Arts & Culture

Finally, taking a bow

Many jazz greats knew names, music of these four women, but Radcliffe Fellow Maxine Gordon wants to make sure rest of us do too

4 min read
Maxine Sullivan.

Maxine Sullivan, one of four jazz musicians featured in Maxine Gordon’s upcoming book, performs in 1947 at the Village Vanguard in New York City.

Photo by William P. Gottlieb

Their names and music are not widely known today, but author Maxine Gordon, the Carl and Lily Pforzheimer Foundation Fellow at Harvard Radcliffe Institute, aims to rectify that injustice.

Gordon, a lifelong jazz fan and wife of Dexter Gordon, the late tenor saxophone great, spent decades working in the music business, mostly as a road and tour manager for jazz musicians. In 2018, she completed a book her husband had begun about his life, “Sophisticated Giant: The Life and Legacy of Dexter Gordon.”

During a talk Wednesday, Gordon previewed a project she’s researching during her fellowship about the lives of four Black women musicians who found success and built lasting careers despite facing “unrelenting obstacles” in the ultra-competitive, male-dominated music world between the 1930s and early 1970s: vocalists Maxine Sullivan and Velma Middleton, organist Shirley Scott, and Melba Liston, a trombonist and accomplished composer and arranger who worked with Dizzy Gillespie and Quincy Jones in the 1950s, and later, reggae star Bob Marley.

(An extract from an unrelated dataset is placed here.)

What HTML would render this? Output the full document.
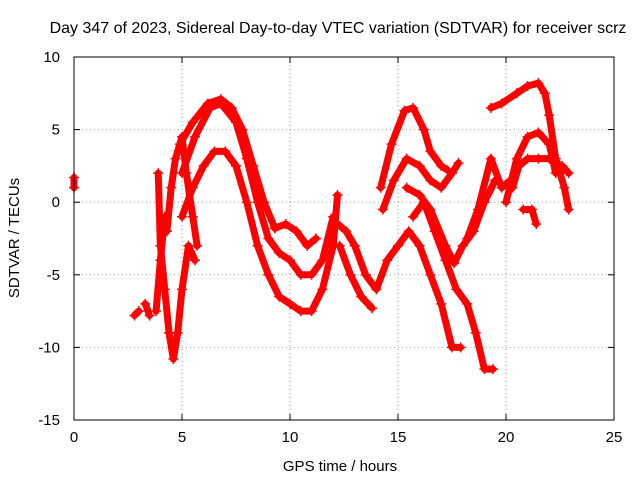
<!DOCTYPE html>
<html><head><meta charset="utf-8"><style>
body{margin:0;background:#fff}
svg text{font-family:"Liberation Sans",sans-serif;font-size:15px;fill:#000}
</style></head><body>
<svg id="chart" width="640" height="480" xmlns="http://www.w3.org/2000/svg">
<rect width="640" height="480" fill="#fff"/>
<text x="338" y="33" text-anchor="middle" style="font-size:16px">Day 347 of 2023, Sidereal Day-to-day VTEC variation (SDTVAR) for receiver scrz</text>
<g id="grid"></g>
<g id="series"></g>
<rect x="74" y="57" width="540" height="363" fill="none" stroke="#000"/>
<g id="axes"></g>
<text x="340" y="471" text-anchor="middle">GPS time / hours</text>
<text transform="translate(19,238) rotate(-90)" text-anchor="middle">SDTVAR / TECUs</text>
</svg>
<script>
const xTicks=[0,5,10,15,20,25];
const yTicks=[10,5,0,-5,-10,-15];
const track1=[[4.9,4],[5.5,5.5],[6.2,6.8],[6.8,7.1],[7.3,6.5],[7.8,5],[8.3,2.5],[8.8,0],[9.3,-1.8],[9.8,-1.5],[10.3,-2],[10.8,-3],[11.2,-2.5]];
const track2=[[5,2],[5.6,4.5],[6.3,6.5],[6.8,6.8],[7.5,5.5],[8,3],[8.5,0],[9,-2.5],[9.5,-3.5],[10,-4],[10.5,-5],[11,-5],[11.5,-4],[12,-1]];
const track3=[[5,-1],[5.5,1],[6,2.5],[6.5,3.5],[7,3.5],[7.5,2.5],[8,0],[8.5,-3],[9,-5],[9.5,-6.5],[10,-7],[10.5,-7.5],[11,-7.5],[11.5,-6],[12,-3],[12.2,0.5]];
const track4=[[3.9,2],[4,-3],[4.2,-6],[4.4,-9],[4.6,-10.8],[4.8,-9],[5,-6],[5.3,-3],[5.6,-4]];
const track5=[[4.3,-2],[4.5,1],[4.7,3],[5,4.5],[5.2,2],[5.5,-1],[5.7,-3]];
const track6=[[2.8,-7.8],[3,-7.5]];
const track7=[[3.3,-7],[3.5,-7.8]];
const track8=[[3.8,-7.5],[4,-4],[4.2,-1]];
const track9=[[12.2,-1.5],[12.6,-2],[13,-3],[13.5,-5],[14,-6],[14.5,-4],[15,-3],[15.5,-2],[16,-3],[16.5,-5],[17,-7],[17.5,-10],[17.9,-10]];
const track10=[[12.3,-3],[12.8,-5],[13.3,-6.5],[13.8,-7.3]];
const track11=[[14.2,1],[14.7,4],[15.3,6.3],[15.7,6.5],[16.2,5],[16.5,3.5],[17,2.5],[17.3,2.2]];
const track12=[[14.3,-0.5],[14.8,1.5],[15.4,3],[16,2.5],[16.5,1.5],[17,1],[17.5,2],[17.8,2.7]];
const track13=[[15.7,-1],[16.2,0],[16.7,-2],[17.2,-4],[17.7,-6],[18.2,-7],[18.6,-9],[19,-11.5],[19.4,-11.5]];
const track14=[[15.4,1],[16,0.5],[16.5,-0.5],[17.2,-3],[17.6,-4.2],[18,-3],[18.5,-2],[19,0],[19.5,1.5]];
const track15=[[18.2,-2.5],[18.7,-0.5],[19.3,3],[19.8,1],[20.2,1.5]];
const track16=[[19.3,6.5],[19.8,6.8],[20.5,7.5],[21,8],[21.5,8.2],[21.8,7.5],[22,6],[22.3,3],[22.7,1],[22.9,-0.5]];
const track17=[[20,0],[20.5,3],[21,4.5],[21.5,4.8],[22,4],[22.3,2],[22.6,2.5],[22.9,2]];
const track18=[[20.3,1],[20.6,2.5],[21,3],[21.5,3],[22,3],[22.5,2.5]];
const track19=[[20.8,-0.5],[21.2,-0.5],[21.4,-1.5]];
const track20=[[0,1.7],[0,1]];
const tracks=[track1,track2,track3,track4,track5,track6,track7,track8,track9,track10,track11,track12,track13,track14,track15,track16,track17,track18,track19,track20];

const NS="http://www.w3.org/2000/svg";
const X0=74,X1=614,Y0=57,Y1=420;
const xs=v=>X0+(v-0)/25*(X1-X0);
const ys=v=>Y0+(10-v)/25*(Y1-Y0);
const grid=document.getElementById('grid'),axes=document.getElementById('axes'),ser=document.getElementById('series');
function mk(tag,attrs,parent){const e=document.createElementNS(NS,tag);for(const k in attrs)e.setAttribute(k,attrs[k]);parent.appendChild(e);return e;}
xTicks.forEach(t=>{
 const x=xs(t);
 if(t>0&&t<25){const g=mk('line',{x1:x,x2:x,y1:Y0,y2:Y1,stroke:'#999','stroke-dasharray':'1,3'},grid);
 
 }
 const l=mk('text',{x:x,y:Y1+22,'text-anchor':'middle'},axes);l.textContent=t;
 
 
 mk('line',{x1:x,x2:x,y1:Y1,y2:Y1-6,stroke:'#000'},axes);
 mk('line',{x1:x,x2:x,y1:Y0,y2:Y0+6,stroke:'#000'},axes);
});
yTicks.forEach(t=>{
 const y=ys(t);
 if(t<10&&t>-15){const g=mk('line',{x1:X0,x2:X1,y1:y,y2:y,stroke:'#999','stroke-dasharray':'1,3'},grid);
 
 }
 const l=mk('text',{x:X0-14,y:y+5,'text-anchor':'end'},axes);l.textContent=t;
 
 
 mk('line',{x1:X0,x2:X0+6,y1:y,y2:y,stroke:'#000'},axes);
 mk('line',{x1:X1,x2:X1-6,y1:y,y2:y,stroke:'#000'},axes);
});
tracks.forEach(tr=>{
 const pts=tr.map(p=>xs(p[0])+','+ys(p[1])).join(' ');
 const pl=mk('polyline',{points:pts,fill:'none',stroke:'#f00','stroke-width':7,'stroke-linejoin':'round','stroke-linecap':'round'},ser);
 
 
 tr.forEach(p=>{
  const x=xs(p[0]),y=ys(p[1]);
  const m=mk('path',{d:`M${x-5},${y}H${x+5}M${x},${y-5}V${y+5}`,stroke:'#f00','stroke-width':1.5},ser);
  
  
 });
});
</script>
</body></html>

Gordon, who was friendly with Scott, said her goal is to bring the personal stories of these artists forward and explore the times in which they lived and worked. The work-in-progress will be titled “Quartette” and published by the new Howard University/Columbia University Press.

The glamorous Sullivan followed the path most readily open to women in jazz in the 1930s, touring as a singer with different big bands and small jazz groups, as well as performing in films and on Broadway. Her first big hit, improbably enough, was the Scottish folk song “Loch Lomond” in 1937. She’s one of only three women — the others are pianists Marian McPartland and Mary Lou Williams — captured in “A Great Day in Harlem,” Art Kane’s iconic 1958 Esquire photograph of more than 50 jazz luminaries gathered on the street between Fifth and Madison avenues.

Middleton, a burly singer who did breakdance-style routines in evening gowns and played poker offstage between numbers, performed with Louis Armstrong and his orchestra for nearly 20 years, doing close to 300 shows a year from the early 1940s until her death in 1961 at age 43 from a stroke.

Maxine Gordon.

Maxine Gordon.

Photo courtesy of Harvard Radcliffe Institute

Liston, a childhood friend of Dexter Gordon, was an accomplished horn player when few, if any, women could be found in professional brass sections, especially on the trombone.

A trailblazer, she played, composed, and arranged for many jazz greats beyond Gillespie and Jones, including Williams and another pianist, Randy Weston. “Her stature as a trombone player, arranger, and composer is well-known in jazz circles, but there’s so much to learn from her life,” said Gordon.

Known as the “Queen of the Organ,” Scott played the Hammond B-3, a staple of jazz, blues, reggae, and rock from the late 1950s to the early ’70s. The Philadelphia native was still a teenager when she played her earliest gigs with John Coltrane before joining tenor saxophonist Eddie “Lockjaw” Davis’s band in 1955. She recorded 40 albums as a bandleader, a relative rarity in jazz, starting with “Great Scott!” in 1958 for the Impulse! label with legendary engineer Rudy Van Gelder behind the recording console.

Much of the racial and gender discrimination that Liston, Middleton, Scott, and Sullivan faced decades ago in the music industry is still with us. “It’s a serious problem,” said Gordon. While women are free today to play any instrument, teach at prestigious places like Berklee College of Music, and of course, work as professional musicians, they still do not get equal access to the most coveted gigs and venues for the same old reasons, she said.

“It has to do with money and capitalism and who controls it and who owns the record companies and the clubs — and they’re all white men.”

Gordon said researching the lives of these women has already “changed my life.” She pointed to the example of Middleton.

“She’s born in a place where Black people can get killed for being out after dark,” Gordon said of the vocalist’s “sundown” hometown of Holdenville, Oklahoma. Touring with Armstrong, Middleton traveled around the world for years to places where they were welcomed like visiting heads of state. “She’s in the U.S., but she got dressed in the back of a bus. They didn’t have dressing rooms where they played! So, it’s changed me.”